Liver Cancer on the Rise

Liver cancer incidence and death rates are increasing rapidly. Although there is no screening test for the disease, minimizing risk factors—hepatitis B and C, smoking, obesity and type 2 diabetes—could prevent many cases from developing.

WHEN FRANK GARDEA was diagnosed with liver cancer in March 2013, he never expected he’d live to ring in 2014—let alone see the calendar turn to 2018. Neither did his doctors.8.5-liver-cancer-on-the-rise-1500-WEB-1

That March day, the 59-year-old resident of Woodland Hills, California, showed up at a Los Angeles County emergency room with severe abdominal pain. The pain itself wasn’t new; he’d been talking to doctors about it for two years. But the intensity was. Soon, the ER team discovered what Gardea’s other doctors had not seen: an 8-centimeter tumor on his liver.

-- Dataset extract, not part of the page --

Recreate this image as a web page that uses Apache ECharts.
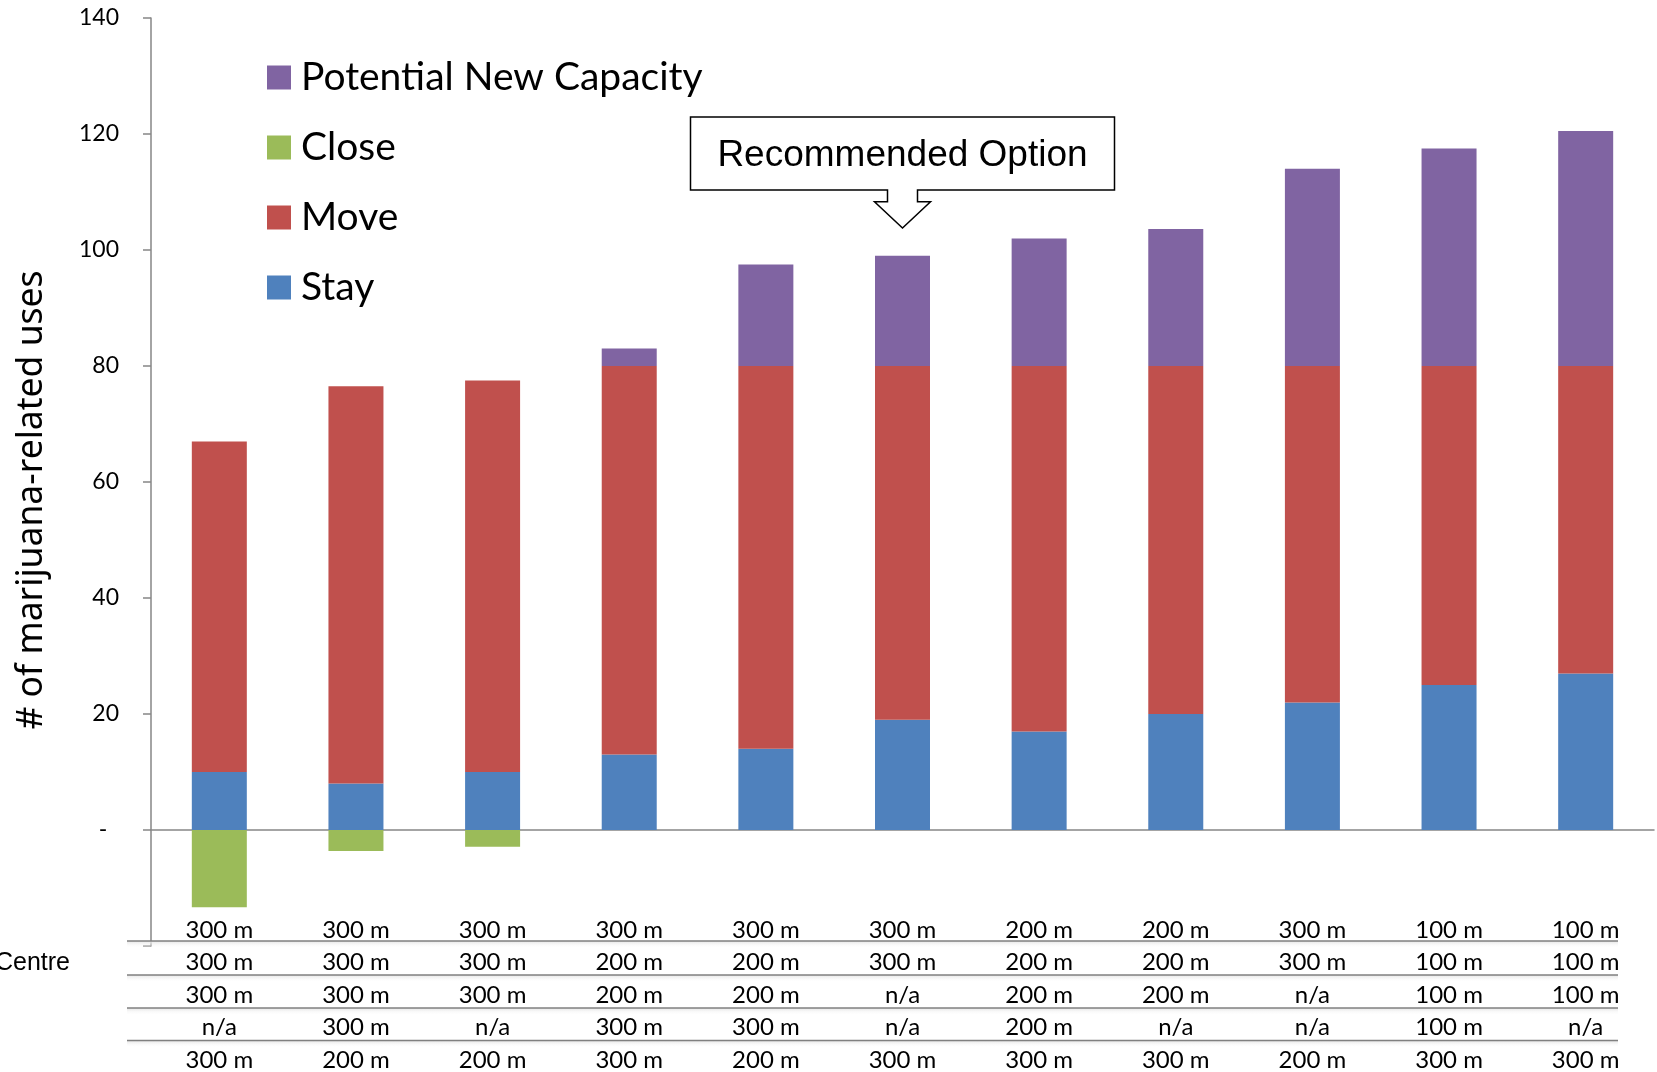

Tests showed Gardea had hepatocellular carcinoma (HCC), the most common type of liver cancer in adults. He also had hepatitis C and early stages of cirrhosis. Gardea says his doctors told him that the tumor’s size and the underlying liver disease left him with a poor prognosis, and they advised him to get his affairs in order. Gardea felt certain he had only a few more months to live, but then, by chance, other doctors doing rounds saw his chart.